Body/Head: Coming Apart – album review
Body/Head – Coming Apart (Matador Records)
Ever since the end of the marriage between Thurston Moore and Kim Gordon, everyone has been looking for their Sonic Youth fix elsewhere. Thurston’s solo works are great and his collaborations with various figures in the noise world are also regarded highly by myself. Kim Gordon on the other hand has a fairly less prominent existence in the post Sonic Youth world. Now that the debut album by Body/Head, her musical partnership with guitarist Bill Nace, has been released, all that’s changed.
This feels like a very minimal record. Basically it’s guitar feedback and Kim Gordon’s voice. Even with such little input the sound that comes out manages to sound like a hell of a lot more. The open spaces we’re presented with allow for subtle nuances in Kim’s voice to become an instrument in itself, more like a texture than a vehicle for melody. Never has the sound of Kim Gordon shouting in your ears been so satisfying. Words, phrases, screams and moans all combine to create an uneasy experience where you’re invited to feel the pain despite whether you understand it or not. Vocally, it picks up where the likes of Sonic Youth’s EVOL left us. Slow, dark and intense.

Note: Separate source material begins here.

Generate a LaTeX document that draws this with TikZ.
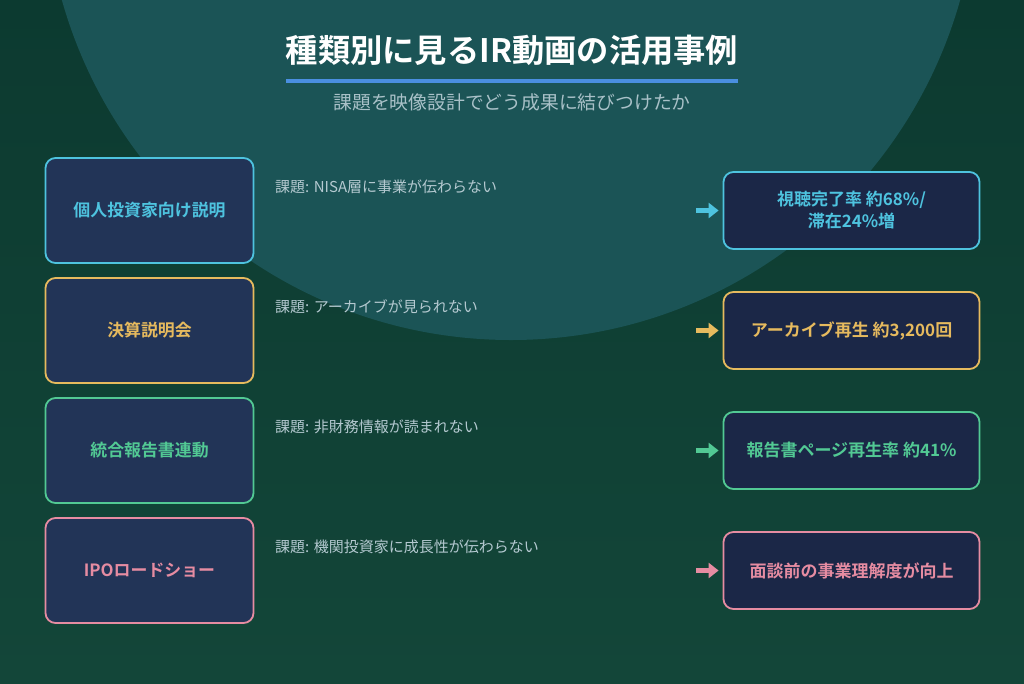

Then we have Bill Nace. Lashings of guitar feedback, repetitive hammering of notes and fuzzy, guitar string soup provide a liquid base for Kim Gordon’s vocal offerings to float around in. What’s not to get excited about? You can feel comfortable and lulled into a false sense of security by the emergence of a melody only to be pushed away into darkness by howls of layered noise. This is all about repetition and honing in on a minimal pattern, trying to extrapolate every last grain of sound from it. His guitar work, combined with Kim’s, really stands out here.
Coming Apart is a lengthy album too. Clocking in at over an hour, it’s a real sit down and absorb it kind of record. Far from something you put on to accompany you washing the dishes or making a cup of tea. It needs to be savoured. It asks for your full attention and rewards you for investing such time. It’s a semi-improvised affair and it really shows. Without pre-determined structure, the two are able to really explore the sounds they have to work with. Everything is boiled down to the smallest detail, making the whole thing such a dense and rewarding record. Every little particle of sound can be stretched out to create a whole new narrative.
This probably isn’t an album for everyone though. We all have our limits. Obviously it’s nowhere near the most Avant Garde albums out there, but it does stray towards that side. If you’re looking for an easy listen full of melodies and chord progressions then you may want to skip this one. However, if you’re looking for a really detailed experimental record that rewards your ears after each listen then I’d give this a go.